Слёзы Анюты (Шульгин) - страница 67

Умер брат, когда хотел спасти щенка, упавшего в котлован, полный воды. Дворняжка барахтался в метре от берега, расхлюпывая вокруг кусочки гнилой влаги. Для любого выудить щенёнка за шкирку было бы делом времени. Но брат не мог. Он упал на колени, ткнув лицо в рыхлую линию водоёма, вывернул губы и стал пить мощными глотками. Порции вялой жижи хлынули внутрь брата, растягивая кишки.

Спустя несколько минут от целой глыбы воды, наполнявшей котлован, осталось лишь несколько мягких луж, посреди одной из которых сучил лапами спасённый щенёнок. А на краю котлована глотал хрипы мой брат. В сознании брата ещё отпечаталось лицо врача скорой, разглядывавшего его сквозь прищур циника. Рука эскулапа выводила фигуры на животе, где под слоем кожи и мяса в кроваво-грязном бульоне покачивались кишки вперемешку с мятыми листьями и жуками-водомерками…

Брат иногда снится мне… будто его прибили к кресту, гвозди вошли в ноги, а на том месте, где к перекладине должны быть пригвождены руки — гвозди вбиты просто в шелушащуюся древесину. Крест с братом высится над городом, посреди улицы, забитой похожими на ящериц автомобилями, и его куцее тело окутывают шершавые клубы смога.

Несколько раз, когда порывы ветра были особенно сильны и в душе моей надувались пузыри отчаяния — я выходила на улицу, пытаясь копировать действия брата, но у меня никогда не получалось отдаться воле стихии так, как удавалось ему. Мешали руки…

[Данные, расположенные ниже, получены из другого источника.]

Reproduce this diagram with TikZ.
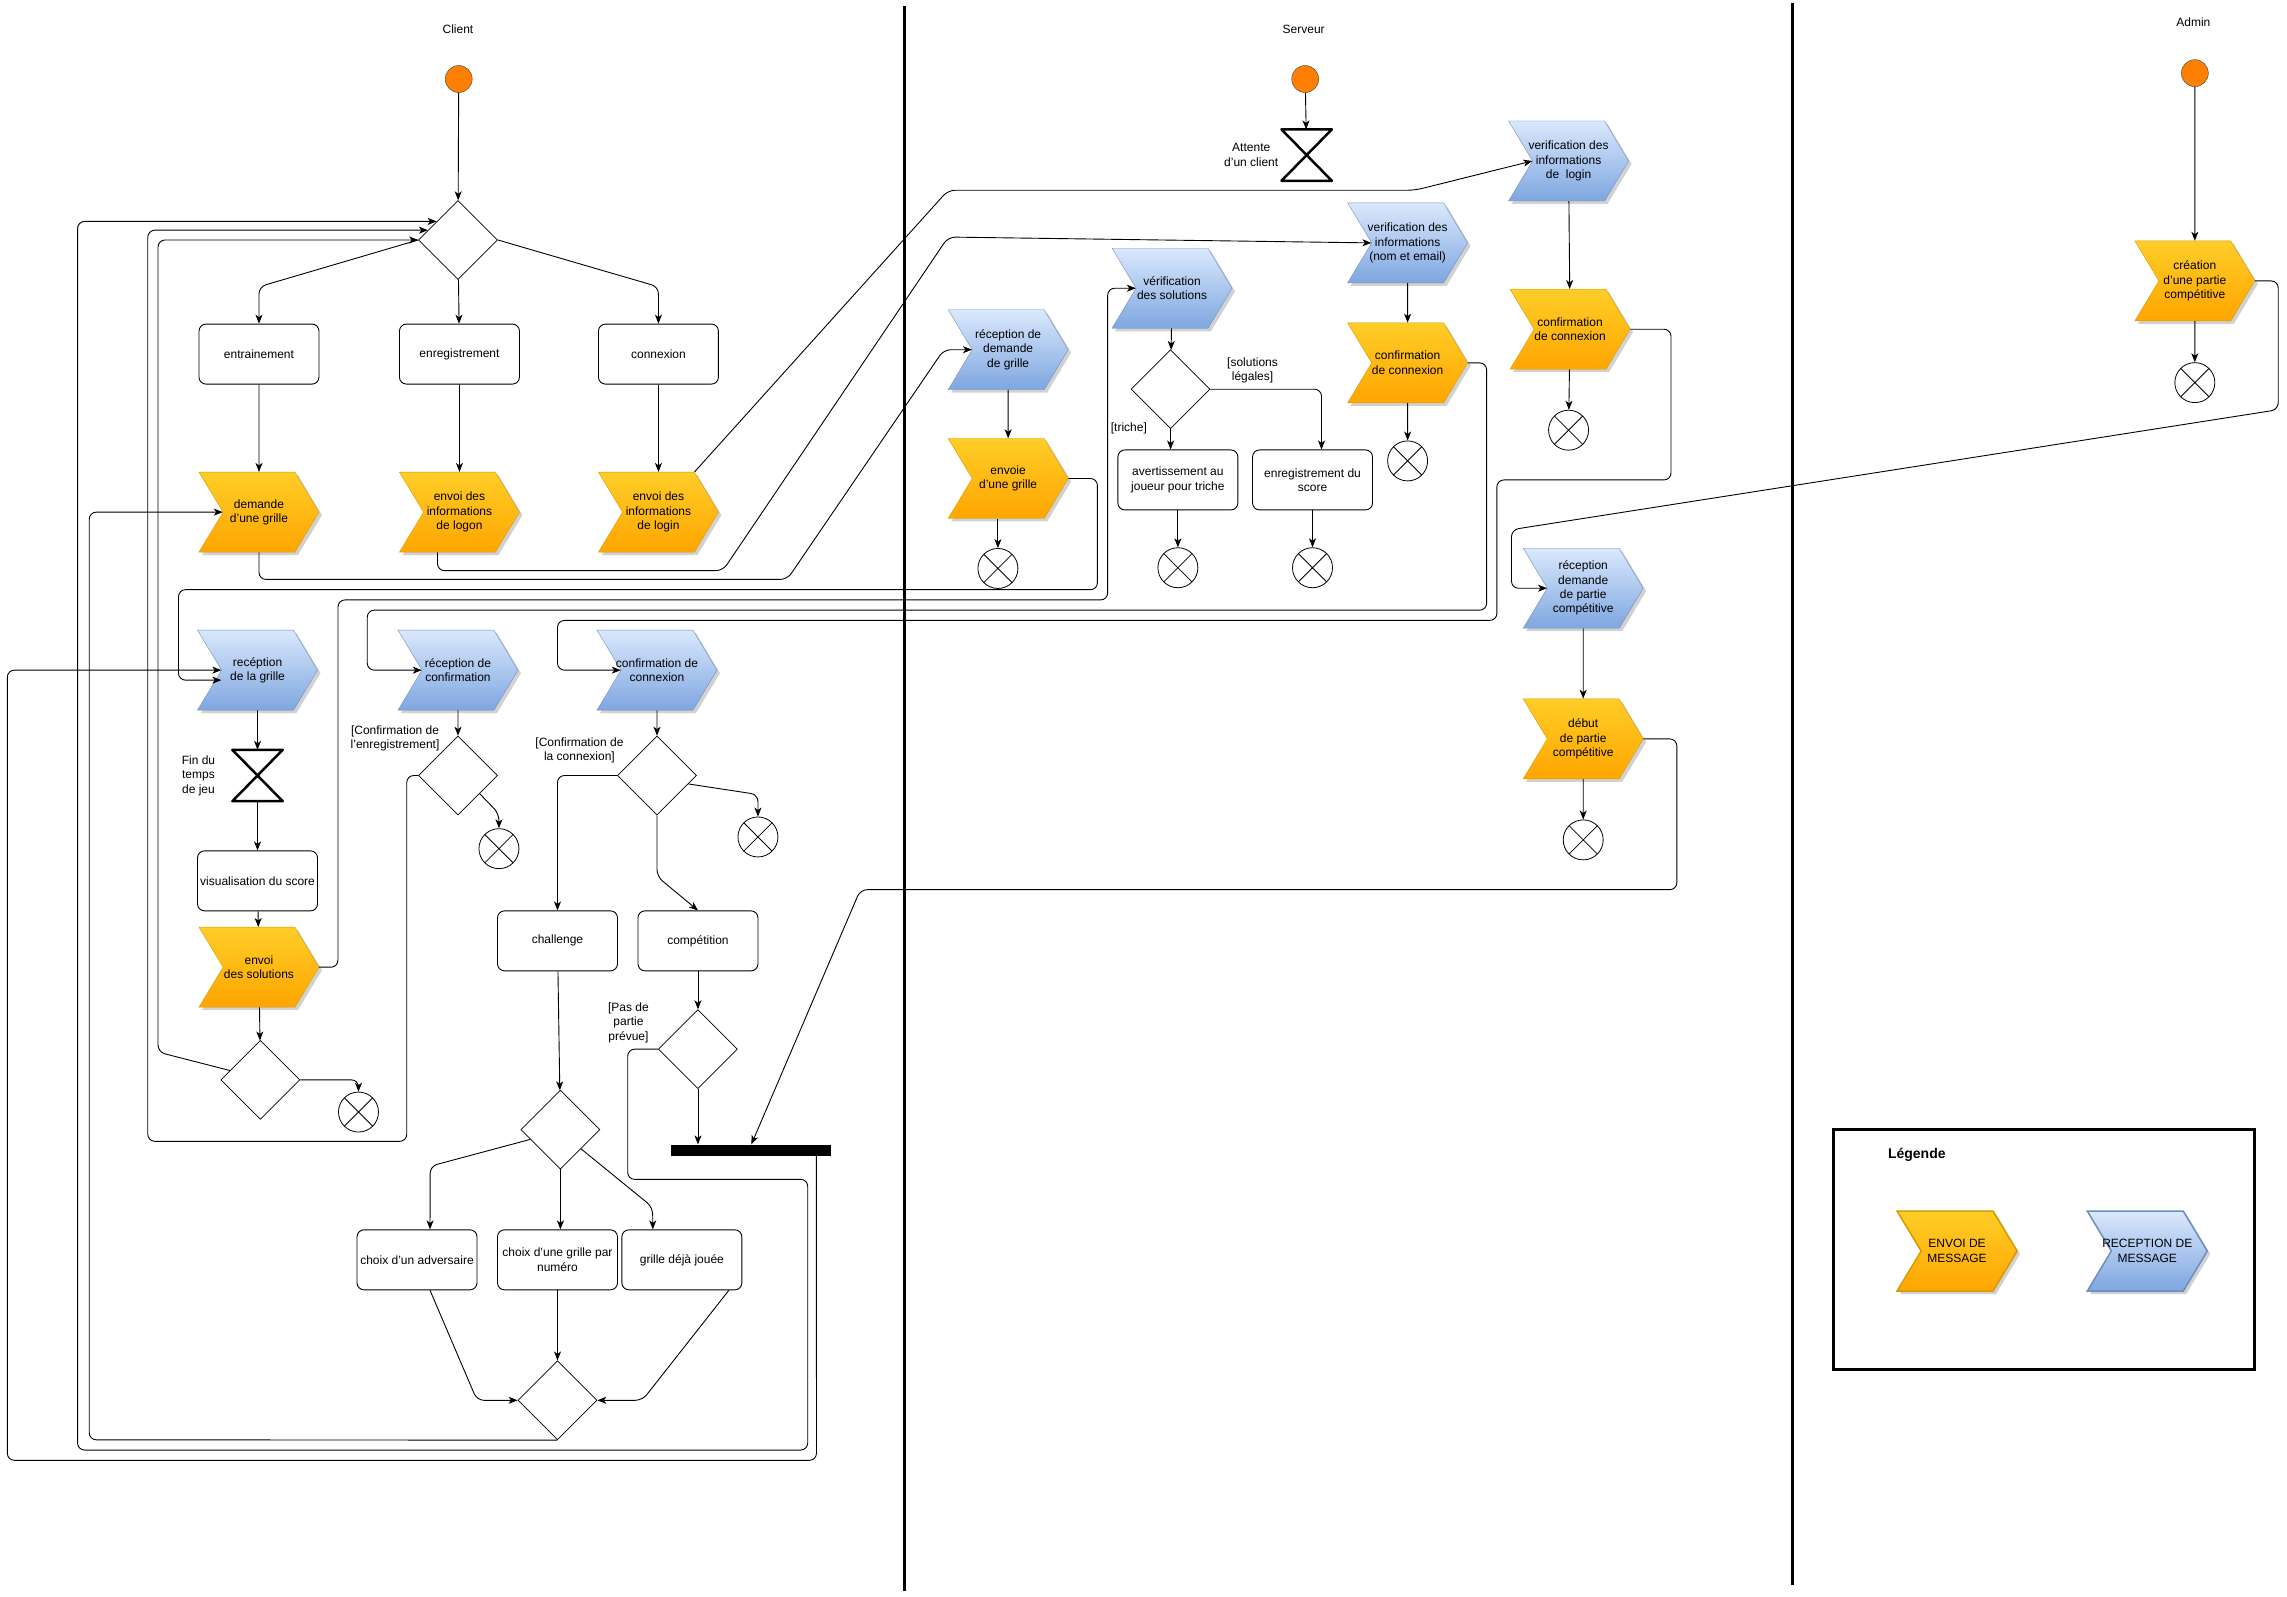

…Я опустился на колени у кромки котлована, земля съёжилась и поцеловала мои коленные чашечки острыми холодными губами. Я вытянул шею и опустил взгляд на плещущуюся жижу, там отражался я сам в мишуре уличного движения, я был прибит к громоздкому занозистому кресту и заставлял прохожих себя обходить. Вот это бык, бросил кто-то из спешащих. Бык, всё верно! — закричал я ему с креста. Дама, которая как раз в это время опасливо огибала мой крест, боясь оцарапать своё тело о неровный край креста, живо посмотрела мне в лицо:

— Валентин Григорьевич?!

— Ну да, я Валентин Григорьевич Бык.

— Валентин Григорьевич?! — словно не расслышав, повторила дама.

— Конечно, это я.

— Валентин Григорьевич?! Да что же такое. Валентин Гри…

Я оторвал голову от рук, на которых она покоилась и которые от долгого неподвижного лежания на столе словно наполнились песком, и посмотрел в вибрирующее лицо кадровички.

— Валентин Григорьевич, вам плохо?

— Что вы, вздремнул просто.

Кадровичка затараторила про новую соискательницу должности, про третью руку… Снег её слов ложился плотным настом на мою душу…

Принять. Веки кадрочички запрокидываются на лоб. Но… третья рука? Принять! Из голоса моего просыпаются на пол металлическая стружка. Испытательный срок? Да. Месяц? Две. Недели? Да, две недели! Кадровичка сжимает в гармошку скуластое лицо, наполняя губы нежным смятением.